A Midsummer Night's Dream is a comedy written by William
Shakespeare in 1595/96. It portrays the events surrounding the marriage of
Theseus, the Duke of Athens, to Hippolyta, the former queen of the Amazons.
These include the adventures of four young Athenian lovers and a group of six
amateur actors (the mechanicals) who are controlled and manipulated by the
fairies who inhabit the forest in which most of the play is set.

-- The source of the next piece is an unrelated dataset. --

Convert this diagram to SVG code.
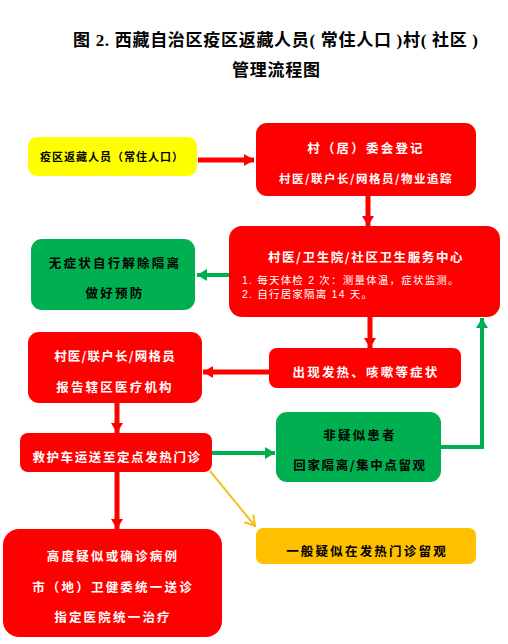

The play is
one of Shakespeare's most popular works for the stage and is widely performed
across the world.
It is unknown exactly when A Midsummer Night's Dream was
written or first performed, but on the basis of topical references and an
allusion to Edmund Spenser's Epithalamion, it is usually dated 1595 or early
1596. Some have theorised that the play might have been written for an
aristocratic wedding (for example that of Elizabeth Carey, Lady Berkeley),
while others suggest that it was written for the Queen to celebrate the feast
day of St. John. No concrete evidence exists to support this theory. In any
case, it would have been performed at The Theatre and, later, The Globe. Though
it is not a translation or adaptation of an earlier work, various sources such
as Ovid's Metamorphoses and Chaucer's "The Knight's Tale" served as
inspiration. According to John Twyning, the play's plot of four lovers
undergoing a trial in the woods was intended as a "riff" on Der
Busant, a Middle High German poem.
According to Dorothea Kehler, the writing period can be
placed between 1594 and 1596, which means that Shakespeare had probably already
completed Romeo and Juliet and had yet to start working on The Merchant of
Venice. The play belongs to the early-middle period of the author, when
Shakespeare devoted his attention to the lyricism of his works.
According to De Vere Family lore (which may or may not
actually be true), the wedding of Elizabeth De Vere to William Stanley, Sixth
Earl of Derby, on June 26, 1594, at the Court of Greenwich, and occurring in
the presence of Queen Elizabeth, this was the event to occasion Shakespeare's
first performance of A Midsummer Night's Dream.